Alexander Hamilton is considered by most historians to be a founding father of the United States of America. He was the country's first Secretary of the Treasury, and can still be seen as the face on the nation’s ten dollar bill. He was considered to be a political philosopher and was a coauthor of the Federalist Papers along with James Madison, and John Jay.
During the Revolutionary War, Hamilton first served with the New York militia and later become an aide to General George Washington. He fought at Yorktown leading several battalions in battle. After the war, he practiced law and founded the Bank of New York. He also served in the state legislature in New York. When Washington became the first President of the United States, Hamilton went to work for him as the Secretary of the Treasury. Hamilton was well known for his belief in a strong central government, much like the British had.

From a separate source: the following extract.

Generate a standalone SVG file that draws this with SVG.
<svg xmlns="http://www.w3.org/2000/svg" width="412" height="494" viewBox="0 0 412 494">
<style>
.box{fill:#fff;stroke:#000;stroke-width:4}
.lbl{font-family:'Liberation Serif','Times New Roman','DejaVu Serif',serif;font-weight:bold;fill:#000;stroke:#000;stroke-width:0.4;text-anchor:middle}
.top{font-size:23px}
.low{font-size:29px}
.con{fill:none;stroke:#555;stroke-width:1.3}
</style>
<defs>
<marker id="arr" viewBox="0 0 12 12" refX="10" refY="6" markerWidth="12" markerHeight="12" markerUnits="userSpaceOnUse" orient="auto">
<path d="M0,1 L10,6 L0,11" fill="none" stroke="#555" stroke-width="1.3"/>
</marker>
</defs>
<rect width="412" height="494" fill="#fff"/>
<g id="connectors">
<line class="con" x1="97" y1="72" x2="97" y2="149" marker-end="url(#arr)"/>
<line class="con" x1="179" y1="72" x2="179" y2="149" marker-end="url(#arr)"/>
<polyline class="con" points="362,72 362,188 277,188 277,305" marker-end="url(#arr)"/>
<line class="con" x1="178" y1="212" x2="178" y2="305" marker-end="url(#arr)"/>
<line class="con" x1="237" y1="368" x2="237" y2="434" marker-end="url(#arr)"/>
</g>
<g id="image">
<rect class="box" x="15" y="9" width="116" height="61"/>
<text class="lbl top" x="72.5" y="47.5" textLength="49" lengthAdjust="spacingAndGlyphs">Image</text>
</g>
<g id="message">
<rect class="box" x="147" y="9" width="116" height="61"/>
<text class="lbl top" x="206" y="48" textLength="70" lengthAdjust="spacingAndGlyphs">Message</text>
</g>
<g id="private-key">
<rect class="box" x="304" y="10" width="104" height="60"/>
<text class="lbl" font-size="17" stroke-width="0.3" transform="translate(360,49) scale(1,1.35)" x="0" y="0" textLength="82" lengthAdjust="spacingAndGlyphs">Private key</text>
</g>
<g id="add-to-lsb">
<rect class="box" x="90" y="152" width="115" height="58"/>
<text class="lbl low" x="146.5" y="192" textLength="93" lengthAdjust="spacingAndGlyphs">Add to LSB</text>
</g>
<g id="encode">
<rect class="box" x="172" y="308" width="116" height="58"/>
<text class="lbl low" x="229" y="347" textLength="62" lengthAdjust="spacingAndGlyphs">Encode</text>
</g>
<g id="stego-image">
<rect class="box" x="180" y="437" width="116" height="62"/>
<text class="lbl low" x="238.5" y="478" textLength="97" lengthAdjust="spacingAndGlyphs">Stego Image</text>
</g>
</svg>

Hamilton represented one of the two factions in the early years of the new nation. Opposed to him were the Thomas Jefferson and James Madison. This latter coalition opposed Hamilton's policy of trade and close relations with Britain, as well as his ideas of a strong central government.
Jefferson's coalition became known as the Democratic-Republicans and a rivalry between top party member Aaron Burr developed. The election of 1800 became a competition between the top two party leaders as the Federalist's ideas had lost much of their appeal to the new Americans. Burr lost to Jefferson and became vice-president. Hamilton created the New York Post shortly after this and developed an intense feud with Aaron Burr. This eventually led to a famous duel which ended with Hamilton being shot. The day after the duel he died from his gunshot wounds.
Hamilton's ideas concerning the importance of a strong central government were never lost. During the Revolutionary war it was the decentralized nature of the effort to fight the British that was the beginning of his frustration. After the war he urged the new constitution to be ratified and was the only one from New York to sign the document at the convention. The other two members of the New York delegation had already resigned.
He did not like the constitution as it appeared in its final draft, but did see it as better than the Articles of Confederation. The Articles were the previous document that organized the 13 colonies during the Revolutionary War. After signing the constitution, he worked hard to get the state of New York to ratify it. Working with Madison and Jay, he took it upon himself to write the Federalist Papers, which was in essence a defense of the new constitution of the United States. New York ratified the constitution in 1788 and Hamilton was influential in getting all thirteen states to ratify the country's new constitution.
Much of the opposition at the time to Hamilton's ideas were due to his support for the British. Many looked upon him with suspicion. But his ideas of a strong central government gained appreciation over time, and many of his ideas concerning the role of the government came to be accepted.